- [Problem statement]: Copy out the data below as written; omit any images.

- [Dataset entries]:
——————

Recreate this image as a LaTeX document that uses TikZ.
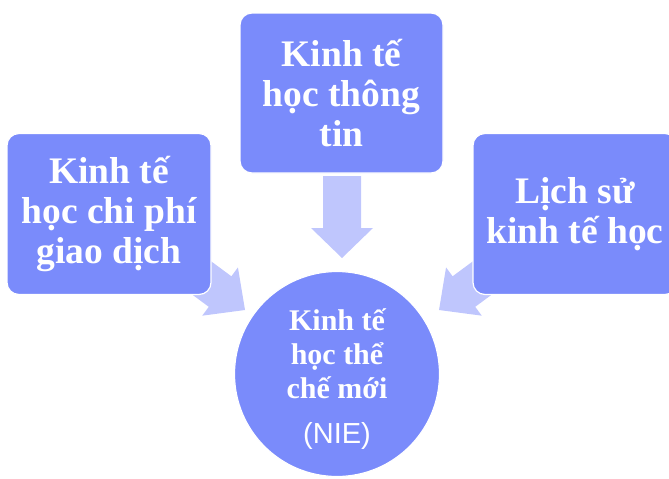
\documentclass[tikz,border=0pt]{standalone}
\usepackage{fontspec}
\setmainfont{Liberation Serif}
\newfontfamily\niesans{Liberation Sans}
\definecolor{boxblue}{RGB}{122,139,251}
\definecolor{arrowblue}{RGB}{191,198,253}
\begin{document}
\begin{tikzpicture}[x=1pt,y=1pt,
  topic/.style={draw=white, line width=1.2pt, fill=boxblue, rounded corners=12pt,
    minimum width=204pt, minimum height=161pt, text=white, align=center,
    font=\bfseries\fontsize{37.5}{40}\selectfont, inner sep=0pt},
  blockarrow/.style={fill=arrowblue, draw=none},
  circtext/.style={anchor=base, text=white, inner sep=0pt,
    font=\bfseries\fontsize{30}{34}\selectfont}]
\useasboundingbox (0,0) rectangle (669,-479);
% block arrows
\begin{scope}[shift={(245,-310)}, rotate=-36.5]
  \path[blockarrow] (0,0) -- (-31,30) -- (-31,19) -- (-100,19) -- (-100,-19) -- (-31,-19) -- (-31,-30) -- cycle;
\end{scope}
\begin{scope}[shift={(439,-310)}, rotate=-143.5]
  \path[blockarrow] (0,0) -- (-31,30) -- (-31,19) -- (-100,19) -- (-100,-19) -- (-31,-19) -- (-31,-30) -- cycle;
\end{scope}
\begin{scope}[shift={(342,-258)}, rotate=-90]
  \path[blockarrow] (0,0) -- (-30,31) -- (-30,19) -- (-82,19) -- (-82,-19) -- (-30,-19) -- (-30,-31) -- cycle;
\end{scope}
% boxes
\node[topic] (tcost) at (109,-214) {Kinh tế\\học chi phí\\giao dịch};
\node[topic, minimum width=203pt, minimum height=160pt] (info) at (341.5,-93) {Kinh tế\\học thông\\tin};
\node[topic] (hist) at (575,-214) {Lịch sử\\kinh tế học};
% circle
\node[circle, fill=boxblue, draw=white, line width=1.2pt, minimum size=205pt, inner sep=0pt] (nie) at (337,-374) {};
\node[circtext] (n1) at (337,-330) {Kinh tế};
\node[circtext] (n2) at (337,-364) {học thể};
\node[circtext] (n3) at (337,-398) {chế mới};
\node[anchor=base, text=white, inner sep=0pt, font=\niesans\fontsize{29}{34}\selectfont] (n4) at (337,-443) {(NIE)};
\end{tikzpicture}
\end{document}
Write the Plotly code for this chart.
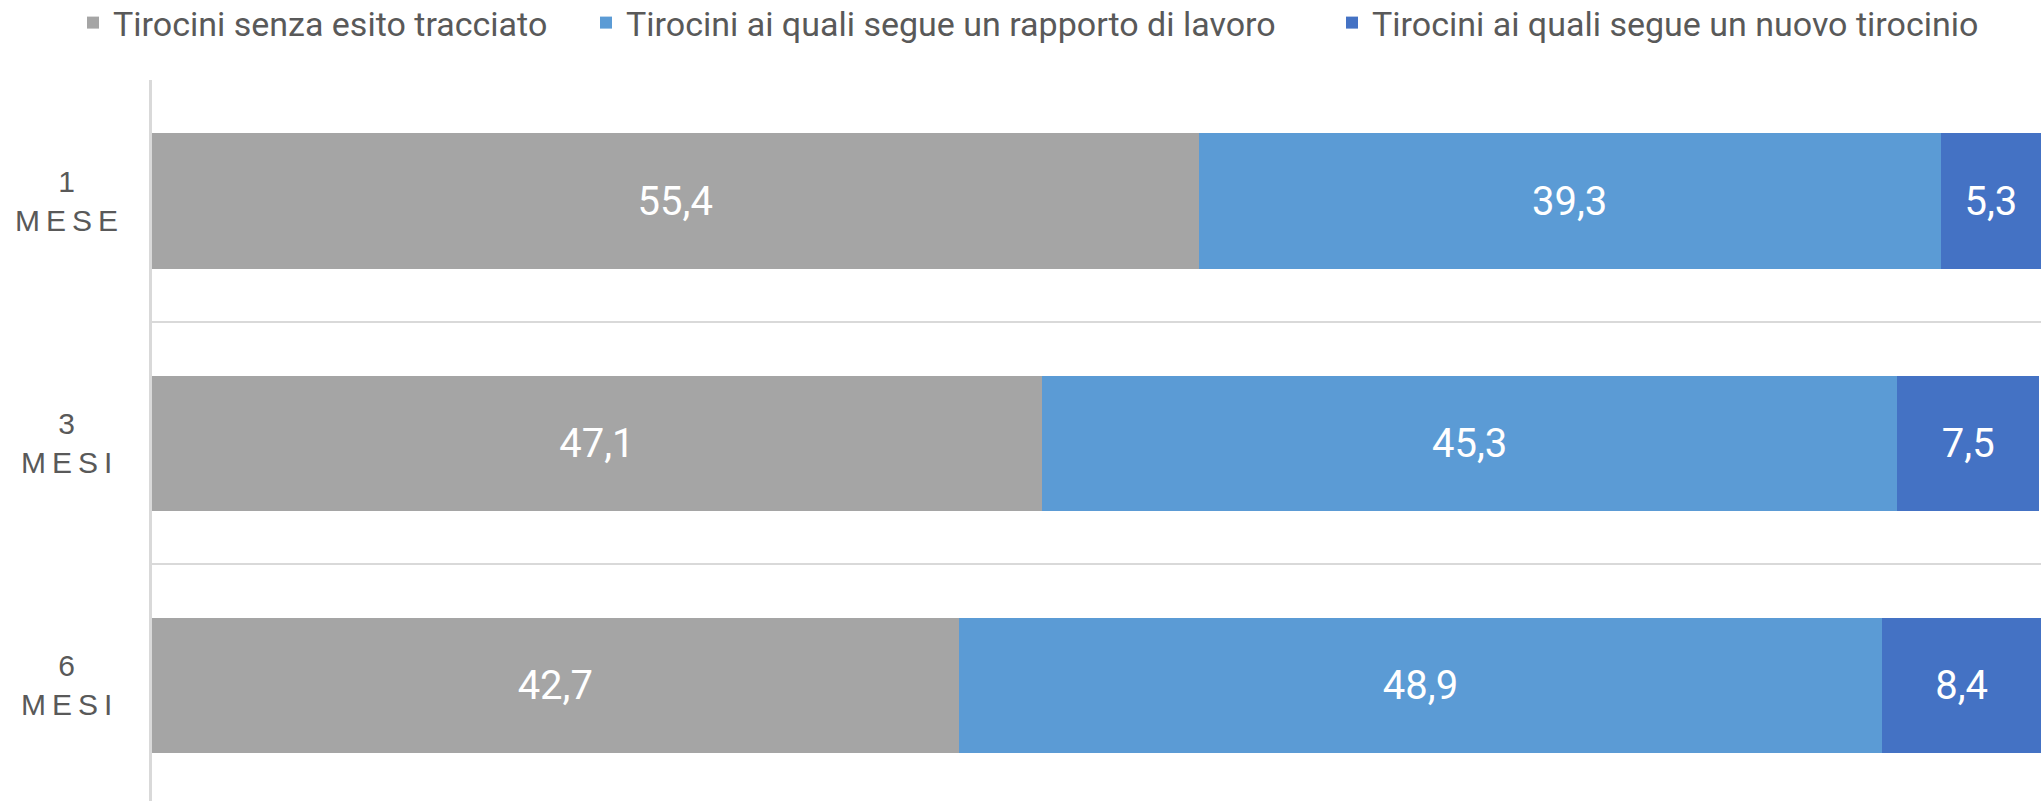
import plotly.graph_objects as go

categories = ["1 MESE", "3 MESI", "6 MESI"]
cat_num = ["1", "3", "6"]
cat_word = ["MESE", "MESI", "MESI"]
series_names = [
    "Tirocini senza esito tracciato",
    "Tirocini ai quali segue un rapporto di lavoro",
    "Tirocini ai quali segue un nuovo tirocinio",
]
senza_esito = [55.4, 47.1, 42.7]
rapporto_lavoro = [39.3, 45.3, 48.9]
nuovo_tirocinio = [5.3, 7.5, 8.4]
colors = ["#A5A5A5", "#5B9BD5", "#4472C4"]
legend_ids = ["legend", "legend2", "legend3"]
legend_x = [73, 586, 1332]  # container pixels

W, H = 2044, 801
fig = go.Figure()
for name, vals, col, lid in zip(series_names, [senza_esito, rapporto_lavoro, nuovo_tirocinio], colors, legend_ids):
    fig.add_trace(go.Bar(
        y=categories, x=vals, name=name, orientation="h", legend=lid,
        marker=dict(color=col, line=dict(width=0)),
        texttemplate="%{x:.1f}", textposition="inside", insidetextanchor="middle",
        textfont=dict(color="white", size=40, family="Roboto, Arial"),
        constraintext="none",
    ))

for c, n, w in zip(categories, cat_num, cat_word):
    fig.add_annotation(
        xref="paper", yref="y", x=-0.0455, y=c, xanchor="center", yanchor="middle",
        text=n + "<br>" + "\u2009".join(w), showarrow=False, align="center",
        font=dict(size=30, color="#595959", family="Liberation Sans, Arial"),
    )

legend_style = dict(
    orientation="h", xref="container", yref="container",
    y=1 - 23 / H, xanchor="left", yanchor="middle",
    font=dict(size=34, color="#595959", family="Roboto, Arial"),
    bgcolor="rgba(0,0,0,0)",
)
legends = {lid: dict(legend_style, x=lx / W) for lid, lx in zip(legend_ids, legend_x)}

fig.update_layout(
    width=W, height=H,
    margin=dict(l=152, r=3, t=80, b=0, autoexpand=False),
    barmode="stack", bargap=0.442,
    separators=",.",
    plot_bgcolor="white", paper_bgcolor="white",
    showlegend=True,
    xaxis=dict(range=[0, 100], showgrid=False, zeroline=False, showticklabels=False,
               showline=False, automargin=False),
    yaxis=dict(
        type="category", categoryorder="array", categoryarray=categories,
        range=[2.479, -0.5], tickson="boundaries", showgrid=True,
        gridcolor="#D9D9D9", gridwidth=2, showticklabels=False, ticks="",
        showline=True, linecolor="#D9D9D9", linewidth=3, zeroline=False, automargin=False,
    ),
    uniformtext=dict(minsize=10, mode="show"),
    **legends,
)

fig.write_html(
    "out.html",
    config={"displayModeBar": False},
    post_script="document.body.style.margin='0';document.body.style.overflow='hidden';",
)
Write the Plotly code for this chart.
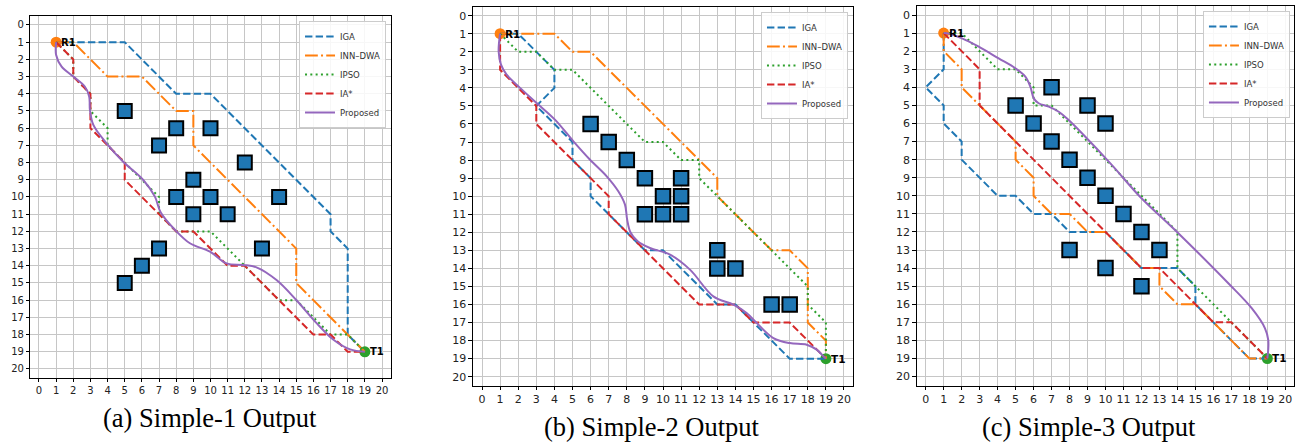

——————

- [Result below]:
Recreate this image as a LaTeX document that uses TikZ.
\documentclass[tikz,border=0pt]{standalone}
\usepackage{fontspec}
\setmainfont{Liberation Serif}
\newfontfamily\niesans{Liberation Sans}
\definecolor{boxblue}{RGB}{122,139,251}
\definecolor{arrowblue}{RGB}{191,198,253}
\begin{document}
\begin{tikzpicture}[x=1pt,y=1pt,
  topic/.style={draw=white, line width=1.2pt, fill=boxblue, rounded corners=12pt,
    minimum width=204pt, minimum height=161pt, text=white, align=center,
    font=\bfseries\fontsize{37.5}{40}\selectfont, inner sep=0pt},
  blockarrow/.style={fill=arrowblue, draw=none},
  circtext/.style={anchor=base, text=white, inner sep=0pt,
    font=\bfseries\fontsize{30}{34}\selectfont}]
\useasboundingbox (0,0) rectangle (669,-479);
% block arrows
\begin{scope}[shift={(245,-310)}, rotate=-36.5]
  \path[blockarrow] (0,0) -- (-31,30) -- (-31,19) -- (-100,19) -- (-100,-19) -- (-31,-19) -- (-31,-30) -- cycle;
\end{scope}
\begin{scope}[shift={(439,-310)}, rotate=-143.5]
  \path[blockarrow] (0,0) -- (-31,30) -- (-31,19) -- (-100,19) -- (-100,-19) -- (-31,-19) -- (-31,-30) -- cycle;
\end{scope}
\begin{scope}[shift={(342,-258)}, rotate=-90]
  \path[blockarrow] (0,0) -- (-30,31) -- (-30,19) -- (-82,19) -- (-82,-19) -- (-30,-19) -- (-30,-31) -- cycle;
\end{scope}
% boxes
\node[topic] (tcost) at (109,-214) {Kinh tế\\học chi phí\\giao dịch};
\node[topic, minimum width=203pt, minimum height=160pt] (info) at (341.5,-93) {Kinh tế\\học thông\\tin};
\node[topic] (hist) at (575,-214) {Lịch sử\\kinh tế học};
% circle
\node[circle, fill=boxblue, draw=white, line width=1.2pt, minimum size=205pt, inner sep=0pt] (nie) at (337,-374) {};
\node[circtext] (n1) at (337,-330) {Kinh tế};
\node[circtext] (n2) at (337,-364) {học thể};
\node[circtext] (n3) at (337,-398) {chế mới};
\node[anchor=base, text=white, inner sep=0pt, font=\niesans\fontsize{29}{34}\selectfont] (n4) at (337,-443) {(NIE)};
\end{tikzpicture}
\end{document}
Write the Plotly code for this chart.
import plotly.graph_objects as go

categories = ["1 MESE", "3 MESI", "6 MESI"]
cat_num = ["1", "3", "6"]
cat_word = ["MESE", "MESI", "MESI"]
series_names = [
    "Tirocini senza esito tracciato",
    "Tirocini ai quali segue un rapporto di lavoro",
    "Tirocini ai quali segue un nuovo tirocinio",
]
senza_esito = [55.4, 47.1, 42.7]
rapporto_lavoro = [39.3, 45.3, 48.9]
nuovo_tirocinio = [5.3, 7.5, 8.4]
colors = ["#A5A5A5", "#5B9BD5", "#4472C4"]
legend_ids = ["legend", "legend2", "legend3"]
legend_x = [73, 586, 1332]  # container pixels

W, H = 2044, 801
fig = go.Figure()
for name, vals, col, lid in zip(series_names, [senza_esito, rapporto_lavoro, nuovo_tirocinio], colors, legend_ids):
    fig.add_trace(go.Bar(
        y=categories, x=vals, name=name, orientation="h", legend=lid,
        marker=dict(color=col, line=dict(width=0)),
        texttemplate="%{x:.1f}", textposition="inside", insidetextanchor="middle",
        textfont=dict(color="white", size=40, family="Roboto, Arial"),
        constraintext="none",
    ))

for c, n, w in zip(categories, cat_num, cat_word):
    fig.add_annotation(
        xref="paper", yref="y", x=-0.0455, y=c, xanchor="center", yanchor="middle",
        text=n + "<br>" + "\u2009".join(w), showarrow=False, align="center",
        font=dict(size=30, color="#595959", family="Liberation Sans, Arial"),
    )

legend_style = dict(
    orientation="h", xref="container", yref="container",
    y=1 - 23 / H, xanchor="left", yanchor="middle",
    font=dict(size=34, color="#595959", family="Roboto, Arial"),
    bgcolor="rgba(0,0,0,0)",
)
legends = {lid: dict(legend_style, x=lx / W) for lid, lx in zip(legend_ids, legend_x)}

fig.update_layout(
    width=W, height=H,
    margin=dict(l=152, r=3, t=80, b=0, autoexpand=False),
    barmode="stack", bargap=0.442,
    separators=",.",
    plot_bgcolor="white", paper_bgcolor="white",
    showlegend=True,
    xaxis=dict(range=[0, 100], showgrid=False, zeroline=False, showticklabels=False,
               showline=False, automargin=False),
    yaxis=dict(
        type="category", categoryorder="array", categoryarray=categories,
        range=[2.479, -0.5], tickson="boundaries", showgrid=True,
        gridcolor="#D9D9D9", gridwidth=2, showticklabels=False, ticks="",
        showline=True, linecolor="#D9D9D9", linewidth=3, zeroline=False, automargin=False,
    ),
    uniformtext=dict(minsize=10, mode="show"),
    **legends,
)

fig.write_html(
    "out.html",
    config={"displayModeBar": False},
    post_script="document.body.style.margin='0';document.body.style.overflow='hidden';",
)
Write the Plotly code for this chart.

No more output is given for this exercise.